Once you know what you need to do, talk to your manager about the steps you will take. Be clear about what you think you should do and what the results might be. Explain how long it will take to implement your plan and any associated costs. Ensure that you have a “Plan B” ready if your supervisor disapproves of “Plan A.” Don’t let a mistake stop you from showing off your ability to solve problems. Finally, don’t be afraid to ask for their advice or counsel on the issue as well – you never know, they may have gone through a similar situation in their past they can give you insight on.
Don’t Blame Others
It’s important to realize what happens if you don’t own up to your part in the error. It’s easy to want to pass the blame on others instead of admitting you made a mistake. You should avoid this at all costs; it almost always will come back on you negatively; plus, it’ll make you look worse to your supervisor when the truth comes out. You may want to shift the blame on others, but you’ll be seen as someone willing to throw colleagues under the bus – it’s not a good look.
Be upfront and honest with your manager when you make a mistake. Act with integrity and be responsible for what you did. Your supervisor – and coworkers – will take notice, and no matter the outcome, you’ll know you did the right thing.

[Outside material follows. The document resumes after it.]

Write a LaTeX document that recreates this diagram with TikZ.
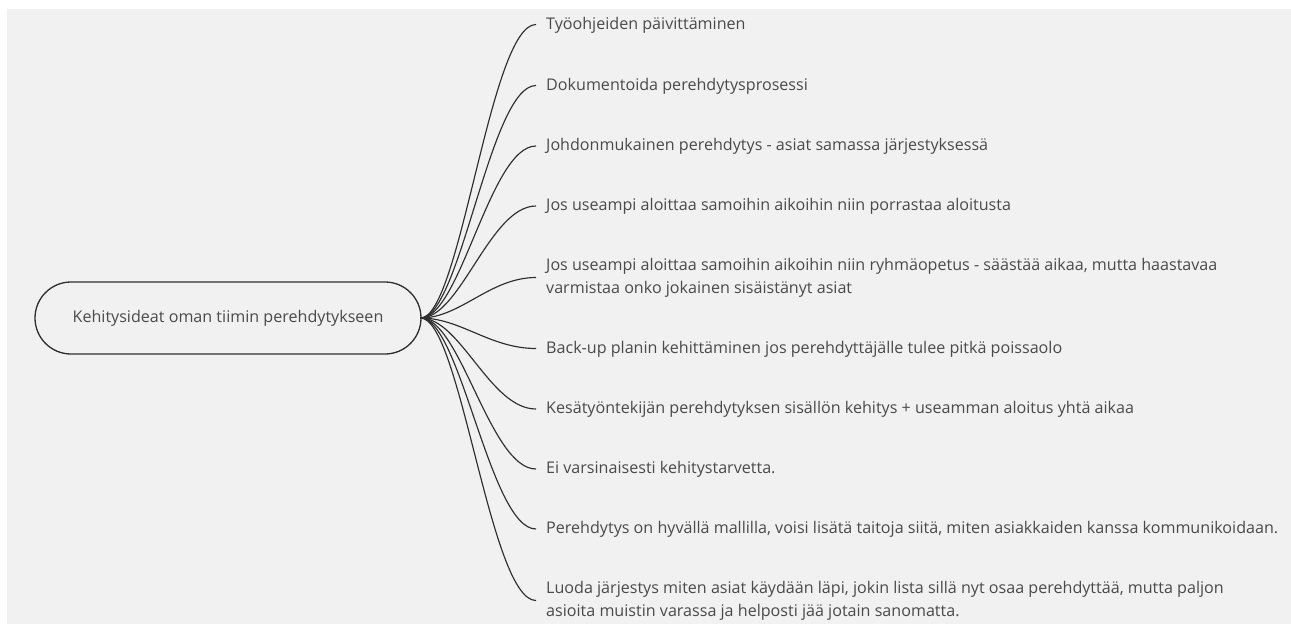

Apologize, but Don’t Overdo It
It’s natural to feel bad when you make a mistake. But it’s important to distinguish between recognizing that you messed up and beating yourself up over it. Once you’ve done what you can to repair the damage, apologize, and move on. If you keep talking about your mistake, it will be what people remember. After a mistake, highlight and focus on how you will continue to provide value to the organization – just be careful not to overdo it and come across as arrogant or smug.
Mistakes are bound to happen, but people are more understanding than you might think. If you don’t take steps to fix your error, it could have consequences — especially if it affects others. To save your professional reputation and move forward, admit to your mistake, present a plan to fix it, try to correct it yourself, do not blame anyone else, and apologize.